Driving in Europe checklist

A driving holiday can be one of the most relaxing ways to see the sights and visit as many different places as possible in one go, but if you are travelling abroad there are various legal obligations, road laws and other factors to take into account to ensure your trip goes without a hitch.

For anyone planning on taking their own car to the European mainland, it’s a relatively simple journey via ferry or the Channel Tunnel. However, different driving rules will need to be taken into account. Uncertainty around Brexit and the future relationship between the UK and the EU is another factor that you might want to research prior to setting off. The official government website has the latest updates on driving overseas and should be regularly consulted.

So whether you're unsure of any extra equipment you might need, any extra skills you might require or even if your insurance and excess cover is suitable for any eventuality, just taking the time to familiarise yourself with a few details will give you peace of mind and get you in the right mindset for a relaxing getaway.

Compulsory equipment

In the UK it might seem a little unusual to carry a portable breathalyser in your car but in France, it is a legal requirement. Likewise, many countries will insist that you have other emergency incident items such as a warning triangle or reflective jackets on-board. As the rules vary from country to country and there are 27 other member states in the EU, it can be difficult to give a 'one size fits all' answer to the question of what exactly you'll need to stay on the right side of the law.

A European driving kit is a great investment and usually contains all the items you might need for travelling in countries most popular with British drivers, including Austria, Belgium, France, Germany, Ireland, Italy, Portugal and Spain. Do take the time to delve a little deeper though and check that you know the requirements set out by the country you will be driving through on your itinerary.


There is still a great deal of uncertainty surrounding Brexit, but this shouldn't be a reason to delay driving around Europe.  UK government advice suggests that it might be worth investing in an International Driving Permit and also an Insurance Green Card, but only if your trip is due to take place after the current Brexit deadline of 31 October 2019.

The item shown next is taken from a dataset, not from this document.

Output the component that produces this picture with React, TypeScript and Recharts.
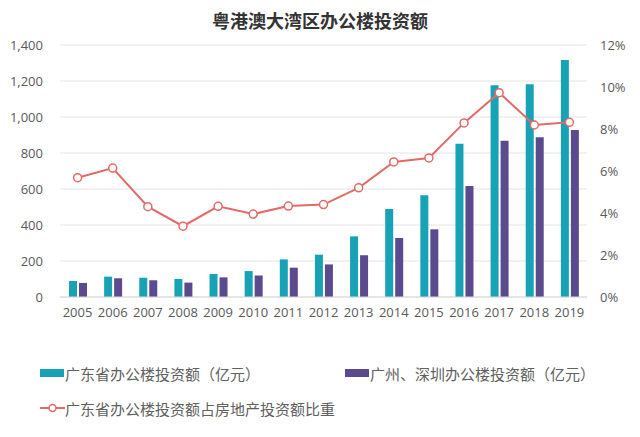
import {
  Bar,
  CartesianGrid,
  ComposedChart,
  Line,
  XAxis,
  YAxis,
} from "recharts";

const years = [
  "2005", "2006", "2007", "2008", "2009", "2010", "2011", "2012",
  "2013", "2014", "2015", "2016", "2017", "2018", "2019",
];
// 广东省办公楼投资额（亿元）
const gdInvest = [89, 113, 107, 100, 128, 144, 209, 235, 337, 489, 565, 852, 1176, 1182, 1317];
// 广州、深圳办公楼投资额（亿元）
const gzszInvest = [78, 104, 93, 80, 109, 120, 163, 181, 232, 328, 376, 617, 868, 887, 928];
// 广东省办公楼投资额占房地产投资额比重 (%)
const gdShare = [5.68, 6.14, 4.3, 3.37, 4.32, 3.95, 4.33, 4.4, 5.2, 6.43, 6.62, 8.29, 9.73, 8.19, 8.32];

const leftTicks = [0, 200, 400, 600, 800, 1000, 1200, 1400];
const rightTicks = [0, 2, 4, 6, 8, 10, 12];

const TEAL = "#17a2b6";
const PURPLE = "#5c4a8f";
const RED = "#e36a66";
const TEXT = "#595959";
const FONT = '"Open Sans", "Noto Sans CJK SC", sans-serif';
const CJK = '"Noto Sans CJK SC", sans-serif';

const data = years.map((y, i) => ({
  year: y,
  gd: gdInvest[i],
  gzsz: gzszInvest[i],
  share: gdShare[i],
}));

const tickStyle = { fill: TEXT, fontSize: 13, fontFamily: FONT };

export default function App() {
  return (
    <div
      style={{
        position: "absolute",
        left: 0,
        top: 0,
        width: 640,
        height: 437,
        background: "#fff",
        fontFamily: CJK,
      }}
    >
      <div
        style={{
          position: "absolute",
          top: 7,
          left: 0,
          width: 640,
          textAlign: "center",
          fontSize: 18,
          fontWeight: 700,
          color: "#333",
          lineHeight: "26px",
        }}
      >
        粤港澳大湾区办公楼投资额
      </div>

      <ComposedChart
        width={640}
        height={437}
        data={data}
        margin={{ top: 45, right: 0, bottom: 110, left: 0 }}
        barSize={8}
        barGap={2}
      >
        <CartesianGrid yAxisId="left" stroke="#e4e4e4" vertical={false} />
        <XAxis
          dataKey="year"
          height={30}
          tick={tickStyle}
          tickLine={false}
          tickSize={0}
          tickMargin={11}
          axisLine={{ stroke: "#d9d9d9" }}
          interval={0}
        />
        <YAxis
          yAxisId="left"
          width={60}
          domain={[0, 1400]}
          ticks={leftTicks}
          tick={tickStyle}
          tickLine={false}
          tickSize={0}
          tickMargin={17}
          axisLine={false}
          tickFormatter={(v: number) => v.toLocaleString("en-US")}
        />
        <YAxis
          yAxisId="right"
          orientation="right"
          width={53}
          domain={[0, 12]}
          ticks={rightTicks}
          tick={{ ...tickStyle, textAnchor: "start" }}
          tickLine={false}
          tickSize={0}
          tickMargin={13}
          axisLine={false}
          tickFormatter={(v: number) => `${v}%`}
        />
        <Bar yAxisId="left" dataKey="gd" fill={TEAL} isAnimationActive={false} />
        <Bar yAxisId="left" dataKey="gzsz" fill={PURPLE} isAnimationActive={false} />
        <Line
          yAxisId="right"
          dataKey="share"
          type="linear"
          stroke={RED}
          strokeWidth={2}
          dot={{ r: 4, fill: "#fff", stroke: RED, strokeWidth: 1.5 }}
          isAnimationActive={false}
        />
      </ComposedChart>

      <LegendItem x={40} y={373} label="广东省办公楼投资额（亿元）" kind="bar" color={TEAL} />
      <LegendItem x={345} y={373} label="广州、深圳办公楼投资额（亿元）" kind="bar" color={PURPLE} />
      <LegendItem x={40} y={408} label="广东省办公楼投资额占房地产投资额比重" kind="line" color={RED} />
    </div>
  );
}

function LegendItem({
  x,
  y,
  label,
  kind,
  color,
}: {
  x: number;
  y: number;
  label: string;
  kind: "bar" | "line";
  color: string;
}) {
  return (
    <div
      style={{
        position: "absolute",
        left: x,
        top: y - 11,
        height: 22,
        display: "flex",
        alignItems: "center",
        fontSize: 15,
        color: "#606060",
        whiteSpace: "nowrap",
      }}
    >
      {kind === "bar" ? (
        <span style={{ display: "inline-block", width: 24, height: 8, background: color, marginRight: 1 }} />
      ) : (
        <svg width={25} height={10}>
          <line x1={0} y1={5} x2={25} y2={5} stroke={color} strokeWidth={2} />
          <circle cx={12.5} cy={5} r={3.5} fill="#fff" stroke={color} strokeWidth={1.5} />
        </svg>
      )}
      {label}
    </div>
  );
}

However, if the UK leaves the EU in a no-deal scenario before that date, things could get complicated, so the small outlay involved might be worth it even over the summer so that you'll be prepared for unexpected developments. That way you'll have the correct documentation with you at all times.

Advice from the Foreign and Commonwealth Office

The Foreign and Commonwealth Office (FCO) advise putting together a travel pack including your passport and driving licence, vehicle registration document (V5), motor insurance certificate, International Driving Permit if needed, travel insurance documents and breakdown service contact numbers for each different territory.

Having everything is in one place and quickly at hand should you need to present it to the authorities at any time will give you peace of mind.

Many typical breakdown cover packages either extend to Europe as a standard or offer the service as an add-on. Likewise, car insurance should be double checked to make sure you are covered to drive in the countries you will be visiting. If overseas cover isn't part of your package, you'll usually only have minimum legal third party cover in the EU.

Car hire excess insurance

Car hire excess insurance could be another option, whereby you cover the excess you would need to pay should your vehicle be damaged or stolen. Although you will need to pay the excess in the event of a claim, you can then claim it back via your car hire excess insurance policy. Therefore providing added peace of mind for the duration of your trip.

Health insurance

As well as car insurance, you should always consider having travel insurance for any trip abroad. If you become ill or are injured in a car accident or in another way while travelling, it can be an extremely expensive experience. Travel insurance covers medical bills and treatments as well as the results of any activities you are likely to indulge in while you are away that could cause injury.

You can get a free European Health Insurance Card, which although not a full substitute for a comprehensive travel insurance policy, does provide access to free or reduced-cost emergency care in countries across Europe. The situation may change if the UK leaves the EU without a deal, although it is not yet clear what impact it will have on the EHIC card.

As you can see there are numerous factors to consider before driving on Europe’s roads, but the majority of these are relatively simple tasks to complete.